Talent Upgrade Without Meaning

When systems change people to change nothing — new actors, same script, theater doesn't close

New faces on old organizational chart with unchanged structure

"If you change the actors but not the script — the performance stays the same."

The HR system doesn't reflect the HR director's style. It reflects the owner's demand for a type of management.

If the demand is for loyalty, simulated engagement, and rituals — any new HRD will inevitably continue exactly that. Because culture isn't a department. It's permission.

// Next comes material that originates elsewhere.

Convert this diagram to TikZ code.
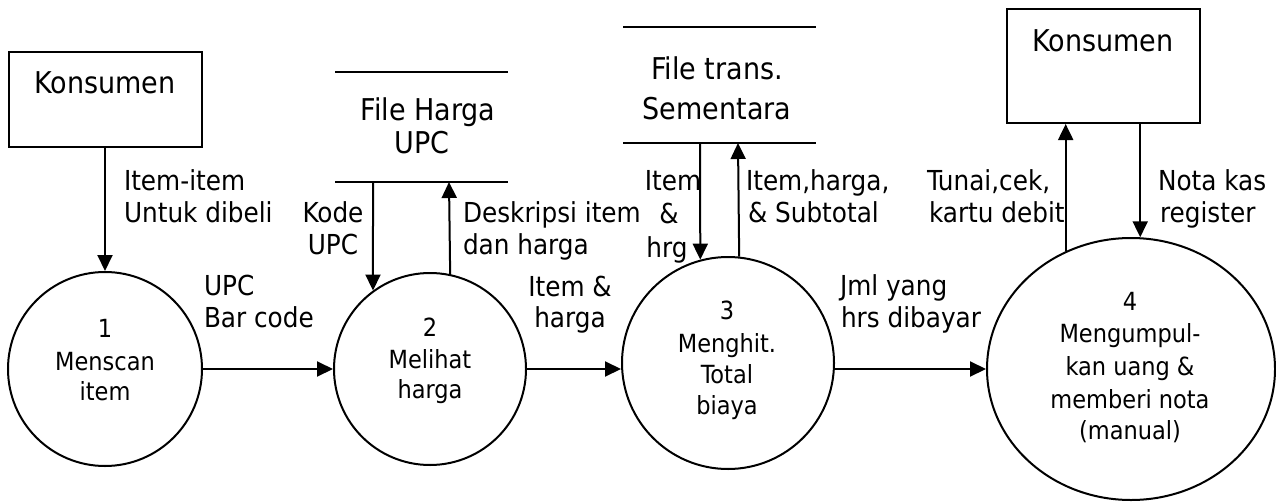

The system updates externally: "new perspective," "new chapter," "fresh energy." But the context stays the same — the theater isn't closed, just relaunching the season.

The Mechanics

Facade Change

Same rewards, same Random Coffee, same "kind letters." Just different phrasing. Essence unchanged: maintaining atmosphere instead of meaning.

Optical Modernization

New HRD arrives promising to "digitize," "strengthen processes," "improve efficiency." In reality — adding automation to the same rituals. Making the theater digital.

Preserved Recognition Mechanics

Everyone knows what to say to stay "in culture." Real changes still start outside HR — where meaning still exists.

The Antidote

Look not at people, but at the type of permission: who gets chosen, who gets feared.

New faces don't change structure if the old demand stays in force. Real renewal begins when HR stops being a function of loyalty confirmation and becomes a function of human clarity.

SpecialOps Insight
Culture isn't what's written in the HR guide.
It's what can't be said in the general chat.